• Job:
Extract, in full, the lines below, beginning at the first and ending with the line that contains "ax = fig.add_axes([63". Pictures do not belong in the copy.

• Task input:

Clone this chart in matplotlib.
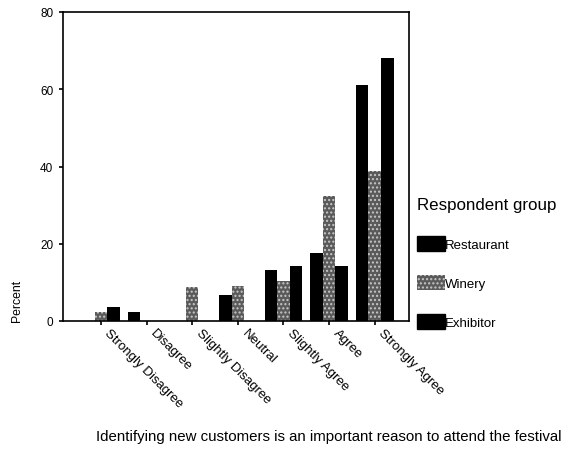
import numpy as np
from matplotlib import pyplot as plt
from matplotlib.patches import Patch
from matplotlib.transforms import ScaledTranslation

plt.rcParams['font.family'] = ['Liberation Sans', 'DejaVu Sans']

# Data
categories = ["Strongly Disagree", "Disagree", "Slightly Disagree", "Neutral",
              "Slightly Agree", "Agree", "Strongly Agree"]
restaurant = [0, 2.3, 0, 6.7, 13.2, 17.6, 61.0]
winery = [2.3, 0, 8.8, 9.0, 10.4, 32.3, 38.8]
exhibitor = [3.6, 0, 0, 0, 14.2, 14.2, 68.1]
groups = ["Restaurant", "Winery", "Exhibitor"]
yticks = [0, 20, 40, 60, 80]

fig = plt.figure(figsize=(5.69, 4.56), dpi=100)
ax = fig.add_axes([63 / 569, 1 - 322 / 456, 346 / 569, 309 / 456])

x = np.arange(len(categories))
w = 0.275
styles = [dict(color="black"),
          dict(facecolor="#5a5a5a", edgecolor="#c8c8c8", hatch="....", linewidth=0),
          dict(color="black")]
for i, (vals, st) in enumerate(zip([restaurant, winery, exhibitor], styles)):
    ax.bar(x + (i - 1) * w, vals, width=w, **st)

ax.set_xlim(-0.83, 6.75)
ax.set_ylim(0, 80)
ax.set_yticks(yticks)
ax.set_yticklabels([str(t) for t in yticks], fontsize=8.5)
ax.set_xticks(x)
ax.set_xticklabels([])
ax.tick_params(axis="both", length=3, width=1.2)
ax.tick_params(axis="y", pad=4)
for sp in ax.spines.values():
    sp.set_linewidth(1.2)

# slanted category labels, placed a bit right of each tick as in the original
lab_tr = ax.get_xaxis_transform() + ScaledTranslation(10 / 100, -6 / 100, fig.dpi_scale_trans)
for xi, cat in zip(x, categories):
    ax.text(xi, 0, cat, transform=lab_tr, rotation=-45, ha="left", va="top",
            rotation_mode="anchor", fontsize=9.5)

fig.text(17 / 569, 1 - 301 / 456, "Percent", rotation=90, ha="center",
         va="center", fontsize=8.8)

handles = [Patch(color="black"),
           Patch(facecolor="#5a5a5a", edgecolor="#c8c8c8", hatch="....", linewidth=0),
           Patch(color="black")]
leg = fig.legend(handles, groups, title="Respondent group", loc="upper left",
                 bbox_to_anchor=(417 / 569, 1 - 198 / 456), frameon=False,
                 fontsize=9.5, title_fontsize=12.2, handlelength=2.1,
                 handleheight=1.3, handletextpad=0.05, labelspacing=1.85,
                 borderpad=0, borderaxespad=0, alignment="left")

fig.text(329 / 569, 1 - 437 / 456,
         "Identifying new customers is an important reason to attend the festival",
         ha="center", va="center", fontsize=10.8)

fig.savefig("out.png", dpi=100)
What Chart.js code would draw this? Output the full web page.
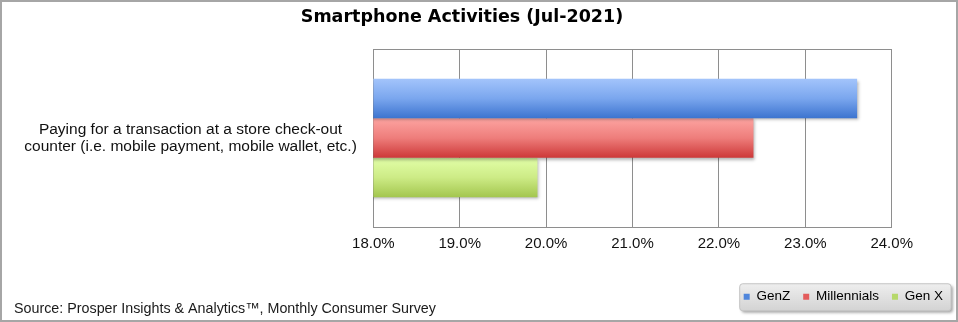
<!DOCTYPE html>
<html lang="en">
<head>
  <meta charset="UTF-8" />
  <title>Smartphone Activities (Jul-2021)</title>
  <style>
    body {
      margin: 0;
      padding: 0;
      background: #fff;
    }
    #chart {
      display: block;
    }
  </style>
</head>
<body>
  <canvas id="chart" width="958" height="322"></canvas>

  <script src="https://cdn.jsdelivr.net/npm/chart.js"></script>
  <script>
    const chartTitle = "Smartphone Activities (Jul-2021)";
    const sourceNote = "Source: Prosper Insights & Analytics\u2122, Monthly Consumer Survey";

    // one activity, split over two lines
    const categories = [
      ["Paying for a transaction at a store check-out", "counter (i.e. mobile payment, mobile wallet, etc.)"]
    ];
    const seriesNames = ["GenZ", "Millennials", "Gen X"];
    const genZ = [23.6];
    const millennials = [22.4];
    const genX = [19.9];
    const xMin = 18;
    const xMax = 24;

    // light top -> dark bottom, like the old office bar fills
    const fills = [
      { solid: "#4f86dc", stops: ["#a3c4fb", "#7aa6ee", "#3c74cf"] },
      { solid: "#e35b5b", stops: ["#fda4a1", "#ee7d7b", "#cd3838"] },
      { solid: "#b6d86a", stops: ["#e2ffa8", "#cdeb86", "#a3c64e"] }
    ];

    const frame = {
      id: "frame",
      beforeDraw(chart) {
        const ctx = chart.ctx;
        ctx.save();
        ctx.fillStyle = "#fff";
        ctx.fillRect(0, 0, chart.width, chart.height);

        // grey box behind the legend entries
        const boxes = chart.legend && chart.legend.legendHitBoxes;
        if (boxes && boxes.length) {
          const first = boxes[0];
          const last = boxes[boxes.length - 1];
          const cy = first.top + first.height / 2;
          const x0 = first.left - 4;
          const x1 = last.left + last.width + 8;
          const y0 = cy - 13;
          const y1 = cy + 14;
          ctx.shadowColor = "rgba(0,0,0,0.35)";
          ctx.shadowBlur = 3;
          ctx.shadowOffsetX = 2;
          ctx.shadowOffsetY = 2;
          const g = ctx.createLinearGradient(0, y0, 0, y1);
          g.addColorStop(0, "#eeeeee");
          g.addColorStop(1, "#d3d3d3");
          ctx.fillStyle = g;
          ctx.beginPath();
          ctx.roundRect(x0, y0, x1 - x0, y1 - y0, 3);
          ctx.fill();
          ctx.shadowColor = "transparent";
          ctx.strokeStyle = "#c4c4c4";
          ctx.lineWidth = 1;
          ctx.stroke();
        }
        ctx.restore();
      },
      beforeDatasetsDraw(chart) {
        const ctx = chart.ctx;
        chart.data.datasets.forEach((ds, i) => {
          const meta = chart.getDatasetMeta(i);
          meta.data.forEach(bar => {
            const top = bar.y - bar.height / 2;
            const g = ctx.createLinearGradient(0, top, 0, top + bar.height);
            const s = fills[i].stops;
            g.addColorStop(0, s[0]);
            g.addColorStop(0.5, s[1]);
            g.addColorStop(1, s[2]);
            bar.options.backgroundColor = g;
          });
        });
        ctx.save();
        ctx.shadowColor = "rgba(0,0,0,0.3)";
        ctx.shadowBlur = 3;
        ctx.shadowOffsetX = 2;
        ctx.shadowOffsetY = 2;
      },
      afterDatasetsDraw(chart) {
        chart.ctx.restore();
      },
      afterDraw(chart) {
        const ctx = chart.ctx;
        ctx.save();
        ctx.fillStyle = "#000";
        ctx.textBaseline = "middle";
        ctx.textAlign = "center";
        ctx.font = "bold 17.5px 'DejaVu Sans'";
        ctx.fillText(chartTitle, 462, 17.5);

        ctx.textAlign = "left";
        ctx.fillStyle = "#1a1a1a";
        ctx.font = "14.3px 'Liberation Sans'";
        ctx.fillText(sourceNote, 14, 309.5);

        ctx.strokeStyle = "#a6a6a6";
        ctx.lineWidth = 2;
        ctx.strokeRect(1, 1, chart.width - 2, chart.height - 2);
        ctx.restore();
      }
    };

    const gridColor = "#8e8e8e";

    new Chart(document.getElementById("chart"), {
      type: "bar",
      data: {
        labels: categories,
        datasets: [
          { label: seriesNames[0], data: genZ, backgroundColor: fills[0].solid },
          { label: seriesNames[1], data: millennials, backgroundColor: fills[1].solid },
          { label: seriesNames[2], data: genX, backgroundColor: fills[2].solid }
        ]
      },
      options: {
        indexAxis: "y",
        responsive: false,
        animation: false,
        devicePixelRatio: 1,
        categoryPercentage: 0.665,
        barPercentage: 1,
        borderWidth: 0,
        layout: {
          padding: { top: 49, left: 0, right: 2, bottom: 8.5 }
        },
        scales: {
          x: {
            min: xMin,
            max: xMax,
            grid: { color: gridColor, drawTicks: false },
            border: { color: gridColor },
            ticks: {
              stepSize: 1,
              padding: 8,
              color: "#111",
              font: { family: "'Liberation Sans'", size: 15 },
              callback: v => v.toFixed(1) + "%"
            },
            afterFit(scale) { scale.height = 50; }
          },
          y: {
            grid: { color: gridColor, drawTicks: false },
            border: { color: gridColor },
            ticks: {
              crossAlign: "center",
              padding: 16.5,
              color: "#111",
              font: { family: "'Liberation Sans'", size: 15.5, lineHeight: 1.1 }
            },
            afterFit(scale) { scale.width = 373.3; }
          },
          // empty strip that keeps the plot clear of the right edge
          spacer: {
            type: "linear",
            position: "right",
            display: true,
            grid: { display: false },
            border: { display: false },
            ticks: { display: false },
            afterFit(scale) { scale.width = 64.3; }
          }
        },
        plugins: {
          title: { display: false },
          tooltip: { enabled: false },
          legend: {
            position: "bottom",
            align: "end",
            labels: {
              boxWidth: 6,
              boxHeight: 6,
              padding: 13,
              color: "#111",
              font: { family: "'Liberation Sans'", size: 13.5 },
              generateLabels(chart) {
                return chart.data.datasets.map((ds, i) => ({
                  text: ds.label,
                  fillStyle: fills[i].solid,
                  strokeStyle: fills[i].solid,
                  lineWidth: 0,
                  hidden: false,
                  datasetIndex: i
                }));
              }
            }
          }
        }
      },
      plugins: [frame]
    });
  </script>
</body>
</html>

• Written solution:
Clone this chart in matplotlib.
import numpy as np
from matplotlib import pyplot as plt
from matplotlib.patches import Patch
from matplotlib.transforms import ScaledTranslation

plt.rcParams['font.family'] = ['Liberation Sans', 'DejaVu Sans']

# Data
categories = ["Strongly Disagree", "Disagree", "Slightly Disagree", "Neutral",
              "Slightly Agree", "Agree", "Strongly Agree"]
restaurant = [0, 2.3, 0, 6.7, 13.2, 17.6, 61.0]
winery = [2.3, 0, 8.8, 9.0, 10.4, 32.3, 38.8]
exhibitor = [3.6, 0, 0, 0, 14.2, 14.2, 68.1]
groups = ["Restaurant", "Winery", "Exhibitor"]
yticks = [0, 20, 40, 60, 80]

fig = plt.figure(figsize=(5.69, 4.56), dpi=100)
ax = fig.add_axes([63 / 569, 1 - 322 / 456, 346 / 569, 309 / 456])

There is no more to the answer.